FX Crisis Spikes Petrol Cost, Sparks Subsidy Debate in Nigeria

Landing Cost Hits N1,424/Litre Amid Calls for Market Deregulation

by Oluwatosin Racheal Alabi

In the face of an escalating foreign exchange crisis coupled with operational challenges in the downstream petroleum sector, the actual landing cost of Premium Motor Spirit (PMS), widely known as petrol, has surged to N1,424 per litre, starkly contrasting the N568 per litre price at NNPC retail outlets, the Daily Sun has uncovered. This stark discrepancy has reignited speculations about the return of fuel subsidies, albeit through covert arrangements.

Oil marketers have raised concerns over the dollarization of the fuel supply chain, notably the dollar-denominated charges by the Nigerian Maritime Administration and Safety Agency (NIMASA) and the Nigerian Ports Authority (NPA), arguing that it exerts undue pressure on the naira and destabilizes the economy. This situation underscores a significant shift from President Bola Tinubu’s commitment to ending the subsidy regime, as stated in his inaugural address on May 29, 2023.

At the recent Major Energies Marketers Association of Nigeria (MEMAN) Quarterly Press Webinar, Mr. Tunji Oyebanji, Managing Director of 11 Plc (formerly Mobil Oil Plc), voiced that in a fully deregulated market, petrol prices could closely mirror those of diesel. This statement came amid revelations that the ex-depot prices for diesel and petrol were pegged at N1,424 and N623 per litre respectively, with diesel prices reportedly at N1,200 in February 2024 according to MEMAN data.

Clement Isong, the Executive Secretary of MEMAN, expressed difficulty in pinpointing the exact landing cost of petrol due to the volatile exchange rate and the cessation of fuel imports by MEMAN members. He highlighted the challenge of adopting a consistent exchange rate for cost calculations, given the fluctuating rates. Isong deferred to the NNPC for accurate landing cost figures, citing their ongoing importation activities.

The discussion further delved into the dollar component within the fuel supply chain, with Isong detailing a $10 port charge per metric ton of petrol and an additional $30 for ship-to-ship charges. He also noted an increase in transportation rates, now ranging between N5 and N8 per litre, contingent on the transporter and employer.

In response to these challenges, President Tinubu pledged in July 2023 to vigilantly monitor inflation and exchange rate movements, committing to intervene in market operations to ensure energy security. Isong advocated for a shift towards more affordable energy options, highlighting the government’s interventions that have provided some level of market stability.

The discussion also touched on the transition to gas as an alternative energy source. Mr. Femi Fanoiki, a consultant on Liquefied Petroleum Gas (LPG), shed light on the government’s efforts to promote LPG usage in industrial and automotive sectors. He emphasized the necessity for further infrastructure development to enhance the adoption of gas, acknowledging the positive impacts of government interventions but calling for more significant investments in this area.

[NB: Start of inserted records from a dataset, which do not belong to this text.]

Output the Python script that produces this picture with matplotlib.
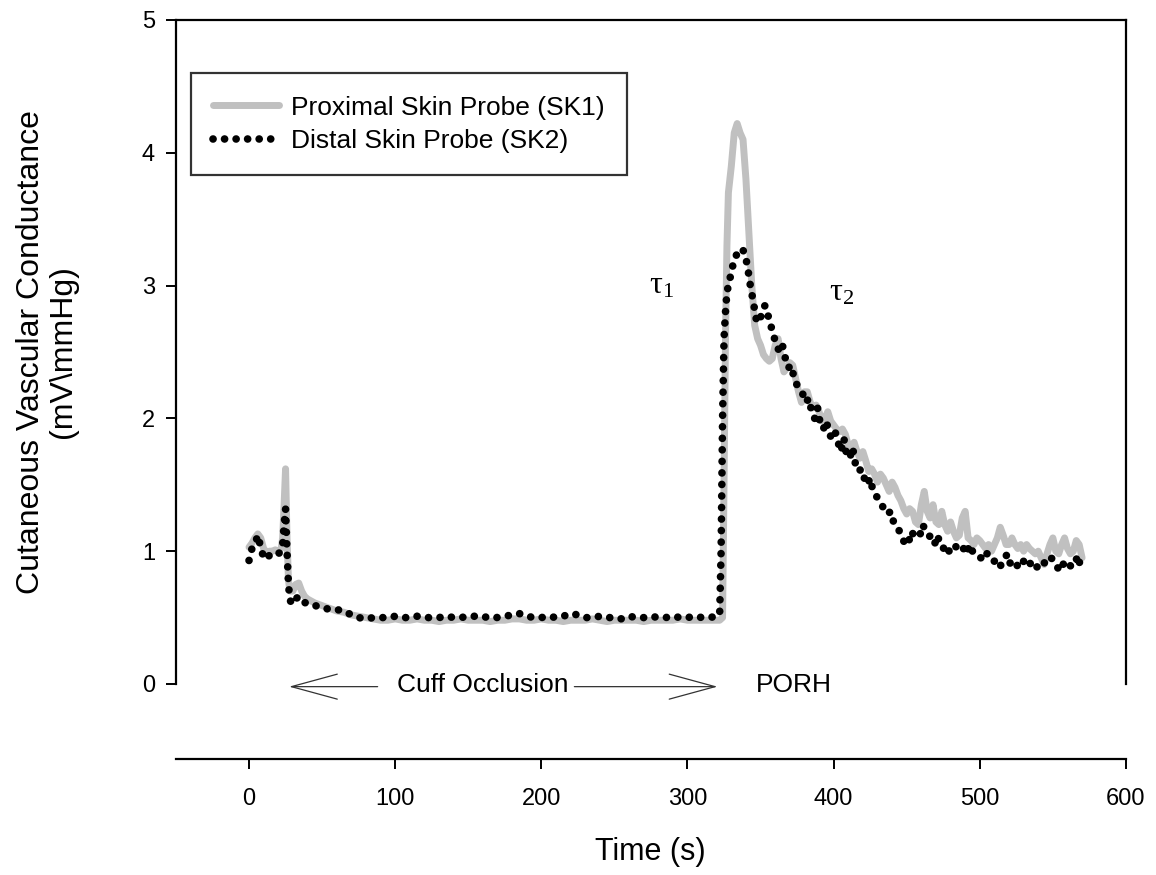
import numpy as np
import matplotlib
matplotlib.use("Agg")
import matplotlib.pyplot as plt

plt.rcParams['font.family'] = ['Liberation Sans', 'DejaVu Sans']
plt.rcParams['mathtext.fontset'] = 'custom'
plt.rcParams['mathtext.rm'] = 'Liberation Serif'
plt.rcParams['mathtext.it'] = 'Liberation Serif:italic'

# ---------------- data ----------------
# Proximal skin probe (SK1) - grey line
sk1_t = [0, 2, 4, 6, 8, 10, 12, 14, 16, 18, 20, 22, 23, 24, 25, 26, 27, 28, 30, 32,
         34, 36, 38, 40, 45, 50, 55, 60, 65, 70, 75, 80, 85, 90,
         95, 100, 105, 110, 115, 120, 125, 130, 135, 140, 145, 150, 155, 160, 165, 170,
         175, 180, 185, 190, 195, 200, 205, 210, 215, 220, 225, 230, 235, 240, 245, 250,
         255, 260, 265, 270, 275, 280, 285, 290, 295, 300, 305, 310, 315, 320,
         322, 324, 325, 326, 327, 328, 330, 332, 334, 336, 338, 340, 342, 344, 346, 348,
         350, 352, 354, 356, 358, 360, 362, 364, 366, 368, 370, 372, 374, 376, 378, 380,
         382, 384, 386, 388, 390, 392, 394, 396, 398, 400, 402, 404, 406, 408, 410, 412,
         414, 416, 418, 420, 422, 424, 426, 428, 430, 432, 434, 436, 438, 440, 442, 444,
         446, 448, 450, 452, 454, 456, 458, 460, 462, 464, 466, 468, 470, 472, 474, 476,
         478, 480, 482, 484, 486, 488, 490, 492, 494, 496, 498, 500, 502, 504, 506, 508,
         510, 512, 514, 516, 518, 520, 522, 524, 526, 528, 530, 532, 534, 536, 538, 540,
         542, 544, 546, 548, 550, 552, 554, 556, 558, 560, 562, 564, 566, 568, 570]
sk1_v = [1.03, 1.06, 1.10, 1.13, 1.10, 1.02, 0.99, 1.00, 1.00, 1.01, 1.00, 1.02, 1.10, 1.35, 1.62, 1.10, 0.78, 0.70, 0.70, 0.75,
         0.76, 0.70, 0.66, 0.64, 0.61, 0.59, 0.57, 0.55, 0.54, 0.52, 0.51, 0.50, 0.49, 0.48,
         0.48, 0.49, 0.48, 0.48, 0.49, 0.48, 0.48, 0.47, 0.48, 0.48, 0.49, 0.48, 0.48, 0.48, 0.47, 0.48,
         0.48, 0.49, 0.49, 0.48, 0.48, 0.49, 0.48, 0.48, 0.47, 0.48, 0.48, 0.48, 0.49, 0.48, 0.47, 0.48,
         0.48, 0.48, 0.48, 0.47, 0.48, 0.48, 0.48, 0.48, 0.49, 0.48, 0.48, 0.48, 0.48, 0.48,
         0.48, 0.50, 1.50, 2.60, 3.30, 3.70, 3.90, 4.15, 4.22, 4.15, 4.10, 3.80, 3.40, 3.00, 2.70, 2.60,
         2.55, 2.48, 2.45, 2.43, 2.45, 2.55, 2.60, 2.45, 2.35, 2.38, 2.42, 2.40, 2.30, 2.20, 2.12, 2.20,
         2.20, 2.12, 2.08, 2.10, 2.05, 1.98, 2.00, 2.05, 1.98, 1.95, 1.92, 1.90, 1.92, 1.88, 1.80, 1.78,
         1.82, 1.75, 1.70, 1.75, 1.68, 1.60, 1.62, 1.58, 1.52, 1.58, 1.55, 1.50, 1.45, 1.52, 1.48, 1.42,
         1.38, 1.32, 1.28, 1.32, 1.30, 1.22, 1.20, 1.35, 1.45, 1.30, 1.25, 1.35, 1.22, 1.20, 1.30, 1.20,
         1.15, 1.22, 1.15, 1.10, 1.12, 1.25, 1.30, 1.10, 1.08, 1.05, 1.10, 1.08, 1.05, 1.02, 1.05, 1.00,
         1.05, 1.10, 1.18, 1.12, 1.05, 1.05, 1.10, 1.05, 1.02, 1.05, 1.00, 1.05, 1.02, 1.00, 0.98, 1.00,
         0.95, 0.90, 0.98, 1.05, 1.10, 1.00, 0.98, 1.05, 1.10, 1.02, 0.98, 1.00, 1.08, 1.05, 0.95]

# Distal skin probe (SK2) - dotted
sk2_t = [0, 2, 4, 6, 8, 10, 12, 14, 16, 18, 20, 22, 23, 24, 25, 26, 27, 28, 30, 32,
         34, 36, 40, 45, 50, 55, 60, 65, 70, 75, 80, 85, 90,
         95, 100, 105, 110, 115, 120, 125, 130, 135, 140, 145, 150, 155, 160, 165, 170,
         175, 180, 185, 190, 195, 200, 205, 210, 215, 220, 225, 230, 235, 240, 245, 250,
         255, 260, 265, 270, 275, 280, 285, 290, 295, 300, 305, 310, 315, 320,
         322, 323, 324, 325, 326, 327, 329, 331, 333, 335, 337, 339, 341, 343, 345, 347,
         349, 351, 353, 355, 357, 359, 361, 363, 365, 367, 369, 371, 373, 375, 377, 379,
         381, 383, 385, 387, 389, 391, 393, 395, 397, 399, 401, 403, 405, 407, 409, 411,
         413, 415, 417, 419, 421, 423, 425, 427, 429, 431, 433, 435, 437, 439, 441, 443,
         445, 447, 449, 451, 453, 455, 457, 459, 461, 463, 465, 467, 469, 471, 473, 475,
         477, 479, 481, 483, 485, 487, 489, 491, 493, 495, 497, 499, 501, 503, 505, 507,
         509, 511, 513, 515, 517, 519, 521, 523, 525, 527, 529, 531, 533, 535, 537, 539,
         541, 543, 545, 547, 549, 551, 553, 555, 557, 559, 561, 563, 565, 567, 569, 570]
sk2_v = [0.93, 1.02, 1.05, 1.12, 1.03, 0.95, 0.94, 0.97, 0.98, 0.97, 0.98, 1.00, 1.05, 1.20, 1.32, 1.00, 0.75, 0.63, 0.60, 0.64,
         0.66, 0.63, 0.60, 0.59, 0.58, 0.56, 0.56, 0.55, 0.52, 0.50, 0.49, 0.50, 0.50,
         0.50, 0.51, 0.50, 0.50, 0.51, 0.50, 0.50, 0.50, 0.51, 0.50, 0.50, 0.51, 0.51, 0.50, 0.51, 0.50,
         0.51, 0.52, 0.53, 0.51, 0.50, 0.50, 0.51, 0.50, 0.51, 0.53, 0.52, 0.50, 0.50, 0.51, 0.50, 0.50,
         0.49, 0.51, 0.50, 0.50, 0.51, 0.50, 0.50, 0.51, 0.50, 0.50, 0.51, 0.50, 0.50, 0.51,
         0.52, 1.00, 2.00, 2.60, 2.80, 2.95, 3.05, 3.15, 3.22, 3.26, 3.28, 3.25, 3.15, 3.00, 2.88, 2.75,
         2.72, 2.80, 2.85, 2.78, 2.70, 2.62, 2.55, 2.50, 2.55, 2.45, 2.38, 2.40, 2.30, 2.25, 2.22, 2.18,
         2.12, 2.15, 2.05, 2.00, 2.08, 1.95, 1.92, 1.98, 1.88, 1.85, 1.90, 1.82, 1.75, 1.85, 1.72, 1.70,
         1.78, 1.65, 1.60, 1.62, 1.55, 1.50, 1.55, 1.45, 1.42, 1.38, 1.35, 1.30, 1.28, 1.30, 1.22, 1.20,
         1.15, 1.10, 1.05, 1.05, 1.15, 1.12, 1.10, 1.12, 1.20, 1.15, 1.12, 1.10, 1.05, 1.12, 1.05, 1.02,
         1.05, 1.00, 1.02, 1.05, 1.00, 1.00, 1.02, 0.98, 1.05, 1.00, 0.98, 0.95, 0.95, 1.00, 0.98, 0.95,
         0.92, 0.93, 0.88, 0.90, 0.95, 0.98, 0.90, 0.87, 0.88, 0.92, 0.90, 0.95, 0.93, 0.90, 0.92, 0.88,
         0.90, 0.93, 0.90, 0.92, 0.95, 0.90, 0.88, 0.85, 0.90, 0.93, 0.90, 0.88, 0.90, 0.97, 0.88, 0.87]

x_ticks = [0, 100, 200, 300, 400, 500, 600]
y_ticks = [0, 1, 2, 3, 4, 5]
series_labels = ['Proximal Skin Probe (SK1)', 'Distal Skin Probe (SK2)']

# ---------------- figure ----------------
fig = plt.figure(figsize=(11.56, 8.75), dpi=100)
ax = fig.add_axes([0.1522, 0.2183, 0.8218, 0.7589])

ax.plot(sk1_t, sk1_v, color='#c0c0c0', lw=5, solid_capstyle='round',
        solid_joinstyle='round', label=series_labels[0], zorder=2)
ax.plot(sk2_t, sk2_v, color='black', lw=5.5, linestyle=(0, (0.01, 1.5)),
        dash_capstyle='round', label=series_labels[1], zorder=3)

ax.set_xlim(-50, 600)
ax.set_ylim(0, 5)
ax.set_xticks(x_ticks)
ax.set_yticks(y_ticks)
ax.set_xticklabels([str(v) for v in x_ticks])
ax.set_yticklabels([str(v) for v in y_ticks])

for s in ['left', 'top', 'right', 'bottom']:
    ax.spines[s].set_linewidth(1.6)
ax.spines['bottom'].set_position(('outward', 54))

ax.tick_params(axis='both', direction='out', length=7, width=1.4,
               labelsize=17, colors='black')
ax.tick_params(axis='x', pad=14)
ax.tick_params(axis='y', pad=8)

ax.set_xlabel('Time (s)', fontsize=22)
ax.xaxis.set_label_coords(0.499, -0.230)
ax.set_ylabel('Cutaneous Vascular Conductance\n(mV\\mmHg)', fontsize=23,
              multialignment='center', linespacing=1.1)
ax.yaxis.set_label_coords(-0.103, 0.5)

leg = ax.legend(loc='upper left', bbox_to_anchor=(0.0158, 0.920), borderaxespad=0,
                fontsize=19, frameon=True, fancybox=False, handlelength=2.5,
                handletextpad=0.45, labelspacing=0.35, borderpad=0.85)
leg.get_frame().set_edgecolor('black')
leg.get_frame().set_linewidth(1.6)

# annotations
ax.text(274, 3.0, r'$\mathrm{\tau}_\mathrm{1}$', fontsize=23, ha='left', va='center')
ax.text(397, 2.95, r'$\mathrm{\tau}_\mathrm{2}$', fontsize=23, ha='left', va='center')
ax.text(160, -0.01, 'Cuff Occlusion', fontsize=19, ha='center', va='center')
ax.text(373, -0.01, 'PORH', fontsize=19, ha='center', va='center')
arrow_kw = dict(arrowstyle='->,head_length=33,head_width=9', mutation_scale=1,
                lw=0.9, color='#333333', shrinkA=0, shrinkB=0)
ax.annotate('', xy=(27.4, -0.02), xytext=(88, -0.02), arrowprops=arrow_kw,
            annotation_clip=False)
ax.annotate('', xy=(320.5, -0.02), xytext=(222.6, -0.02), arrowprops=arrow_kw,
            annotation_clip=False)

fig.savefig('out.png', dpi=100)
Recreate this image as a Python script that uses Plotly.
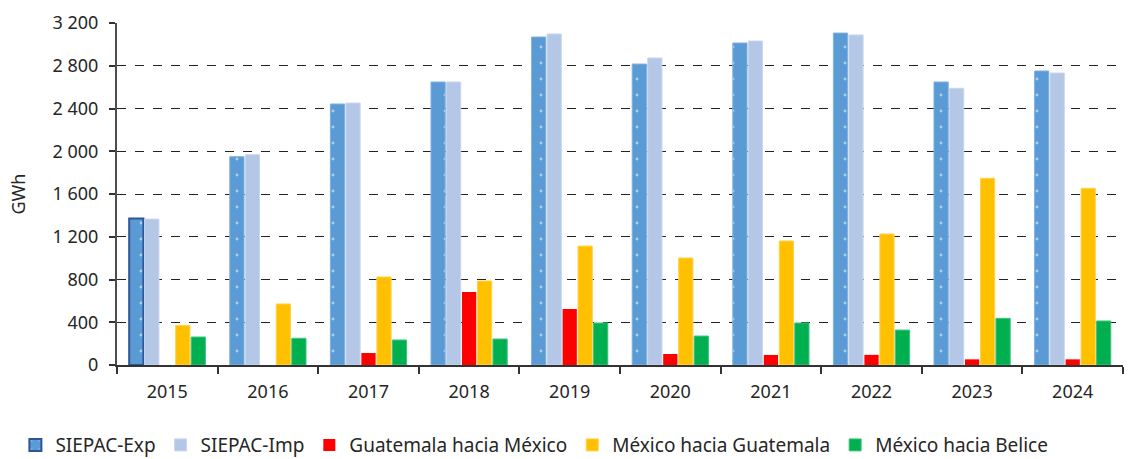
import plotly.graph_objects as go

years = ["2015", "2016", "2017", "2018", "2019", "2020", "2021", "2022", "2023", "2024"]
siepac_exp = [1370, 1949, 2442, 2648, 3069, 2816, 3013, 3106, 2648, 2751]
siepac_imp = [1365, 1968, 2451, 2648, 3097, 2872, 3031, 3088, 2589, 2732]
guate_mex = [0, 0, 112, 683, 524, 103, 94, 95, 53, 53]
mex_guate = [371, 571, 823, 786, 1113, 1001, 1160, 1226, 1747, 1653]
mex_belice = [262, 250, 234, 243, 393, 271, 393, 327, 437, 412]
y_ticks = [0, 400, 800, 1200, 1600, 2000, 2400, 2800, 3200]

FONT = "Noto Sans"
TXT = "#262626"
FS = 18

fig = go.Figure()

exp_line_colors = ["#2F5597"] + ["#7FB1E0"] * (len(years) - 1)
exp_line_widths = [2] + [1] * (len(years) - 1)

fig.add_trace(go.Bar(
    name="SIEPAC-Exp", x=years, y=siepac_exp,
    marker=dict(color="#5B9BD5",
                line=dict(color=exp_line_colors, width=exp_line_widths),
                pattern=dict(shape=".", fgcolor="white", bgcolor="#5B9BD5",
                             size=16, solidity=0.025, fillmode="overlay")),
))
fig.add_trace(go.Bar(
    name="SIEPAC-Imp", x=years, y=siepac_imp,
    marker=dict(color="#B4C7E7", line=dict(color="#C8D6EE", width=1)),
))
fig.add_trace(go.Bar(
    name="Guatemala hacia México", x=years, y=guate_mex,
    marker=dict(color="#FF0000", line=dict(width=0)),
))
fig.add_trace(go.Bar(
    name="México hacia Guatemala", x=years, y=mex_guate,
    marker=dict(color="#FFC000", line=dict(color="#FFD24D", width=1)),
))
fig.add_trace(go.Bar(
    name="México hacia Belice", x=years, y=mex_belice,
    marker=dict(color="#00B050", line=dict(color="#40C47C", width=1)),
))

fig.update_layout(
    width=1130, height=459,
    margin=dict(l=117, r=7, t=23, b=94, autoexpand=False),
    paper_bgcolor="white", plot_bgcolor="white",
    font=dict(family=FONT, size=FS, color=TXT),
    separators=", ",
    barmode="group", bargap=0.23, bargroupgap=0.08,
    showlegend=True,
    legend=dict(orientation="h", x=-0.101, xanchor="left", y=-0.234, yanchor="middle",
                font=dict(family=FONT, size=19, color=TXT),
                itemwidth=30, tracegroupgap=0, traceorder="normal"),
)

fig.update_xaxes(
    type="category", showgrid=False, showline=True, linecolor="#333333", linewidth=1.5,
    ticks="outside", tickson="boundaries", ticklen=7, tickcolor="#333333", tickwidth=1.5,
    tickfont=dict(family=FONT, size=FS, color=TXT), automargin=False,
    ticklabelstandoff=10,
)
fig.update_yaxes(
    range=[0, 3200], tickvals=y_ticks, tickformat=",d",
    showgrid=True, gridcolor="#222222", gridwidth=1.3, griddash="dash",
    showline=True, linecolor="#4d4d4d", linewidth=2,
    ticks="outside", ticklen=6, tickcolor="#333333", tickwidth=1.5,
    tickfont=dict(family=FONT, size=FS, color=TXT),
    zeroline=False, automargin=False, ticklabelstandoff=7,
    title=dict(text="GWh", font=dict(family=FONT, size=FS, color=TXT), standoff=22),
)

fig.write_html("out.html", config={"displayModeBar": False},
               post_script="document.body.style.margin='0';")
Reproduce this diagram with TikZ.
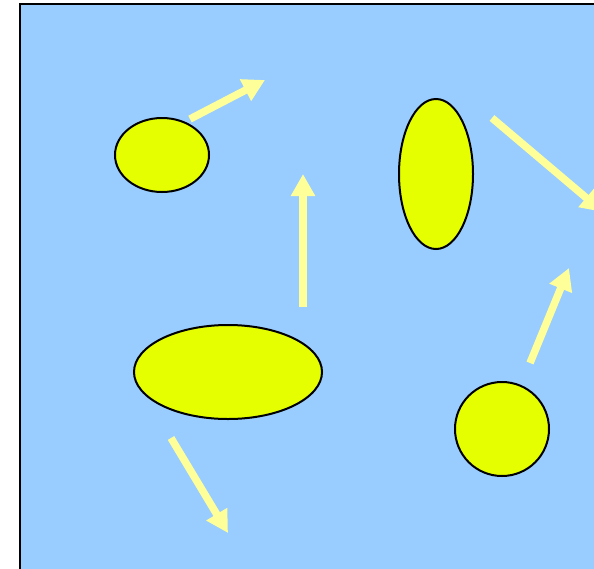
\documentclass[tikz,border=0pt]{standalone}
\usetikzlibrary{arrows.meta,shapes.geometric}
\definecolor{bg}{HTML}{99CCFF}
\definecolor{blob}{HTML}{E5FF00}
\definecolor{arr}{HTML}{FFFF99}
\begin{document}
\begin{tikzpicture}[x=1pt,y=-1pt,
  blobstyle/.style={draw=black,line width=2pt,fill=blob},
  mover/.style={draw=arr,line width=7.5pt,-{Triangle[length=22pt,width=23pt]}}]
\useasboundingbox (0,0) rectangle (594,568);
\clip (0,0) rectangle (594,568);
\draw[fill=bg,line width=2pt] (20,4) rectangle (620,590);
\node[blobstyle,ellipse,minimum width=94pt,minimum height=74pt,inner sep=0pt] (a) at (162,155) {};
\node[blobstyle,ellipse,minimum width=74pt,minimum height=150pt,inner sep=0pt] (b) at (436,174) {};
\node[blobstyle,ellipse,minimum width=188pt,minimum height=94pt,inner sep=0pt] (c) at (228,372) {};
\node[blobstyle,circle,minimum size=94pt,inner sep=0pt] (d) at (502,429) {};
\coordinate (a1) at (190,119); \coordinate (a2) at (265,80);
\coordinate (b1) at (492,118); \coordinate (b2) at (603,212);
\coordinate (c1) at (303,307); \coordinate (c2) at (303,174);
\coordinate (d1) at (530,363); \coordinate (d2) at (569,268);
\coordinate (e1) at (171,438); \coordinate (e2) at (228,533);
\draw[mover] (a1) -- (a2);
\draw[mover] (b1) -- (b2);
\draw[mover] (c1) -- (c2);
\draw[mover] (d1) -- (d2);
\draw[mover] (e1) -- (e2);
\end{tikzpicture}
\end{document}
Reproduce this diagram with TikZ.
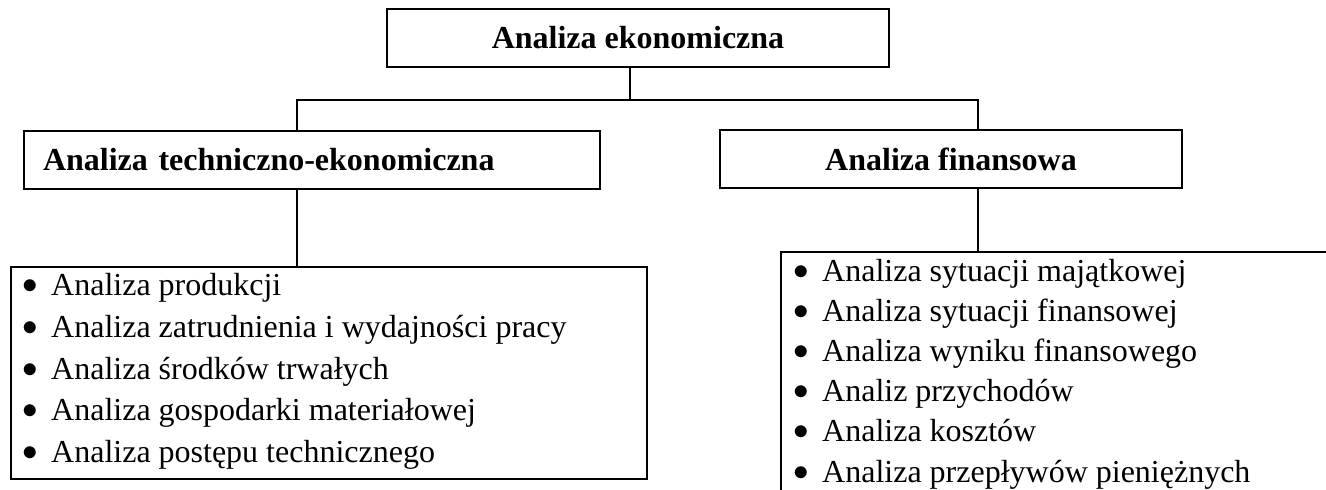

This evolving scenario in Nigeria’s petroleum sector, marked by the steep rise in petrol’s landing cost and the broader implications for the economy, underscores the complexities of navigating energy policies and market dynamics amidst a foreign exchange crisis. As stakeholders grapple with these challenges, the push towards alternative energy sources and a deregulated market environment becomes increasingly critical for the nation’s energy security and economic stability.